The death of Shaima Alawadi, a 32-year-old Iraqi woman, has raised concerns on the motivation of the crime.
Police officials at El Cajon are still investigating the cause, but they are not ruling out the possibility that this may have been a hate crime.
A panel of community leaders and scholars met at Thomas Jefferson School of Law to discuss the nature of hate crimes and the effect they have on victims.
A hate crime is defined as a crime that is “substantially motivated by a bias”, according to San Diego’s Hate Crimes Unit District Attorney Oscar Garcia. The bias or prejudice could be race, religion, gender, sexual orientation and disability.

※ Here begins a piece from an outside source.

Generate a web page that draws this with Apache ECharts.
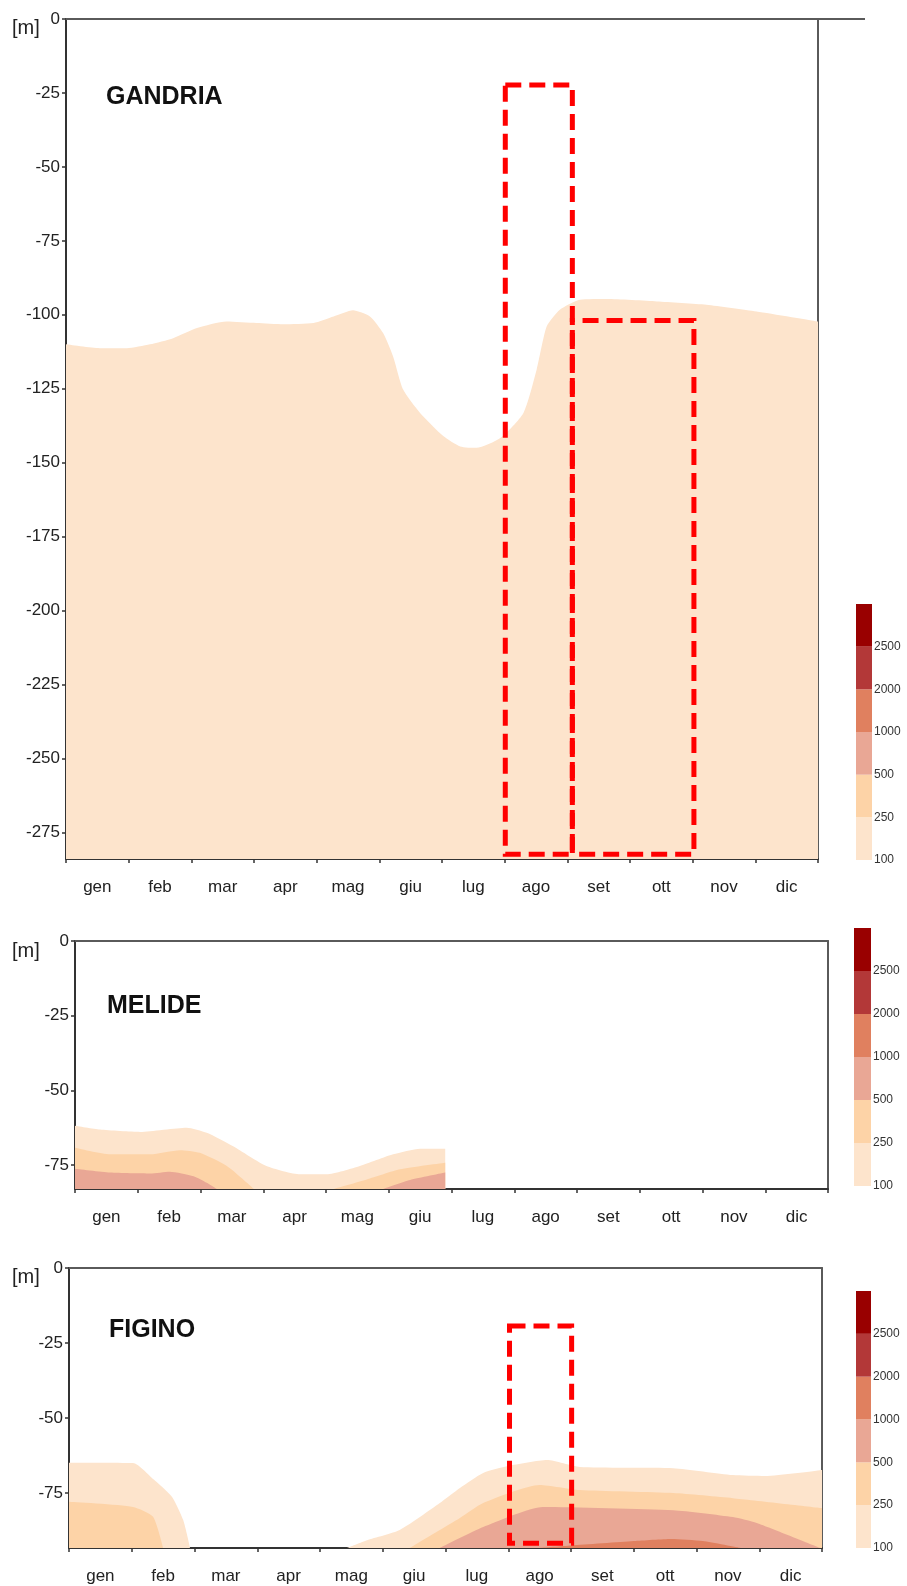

Garcia says that in the San Diego County there has been a 30 percent increase in hate crimes from 2009 to 2010.
“Most hate crimes are committed by a group,” he adds, “They are usually more violent and don’t see victims as humans.”
Another panel member who contributed to the discussion was Edgar Hopida from the San Diego chapter of the Council on American-Islamic Relations.

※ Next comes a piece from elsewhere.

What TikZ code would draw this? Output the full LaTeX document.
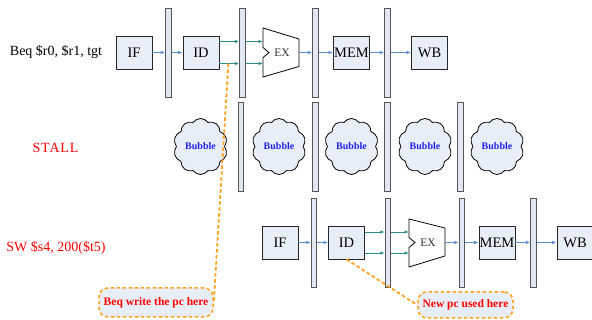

Being a victim of crime hate for practicing Islam, Hopida wants to bring awareness about this issue to the community and more specifically, about the hate crime against Muslims.
“The Muslim community has not been a stranger to being a victim of hate crimes,” he says, “Ever since 9/11 we have been unfortunately victims of these crimes.”
Garcia, Hopida and the rest of the panelists seek to educate the community about the importance of prosecuting hate crimes.
The Muslim Student Association at TJSL sponsored this panel discussion.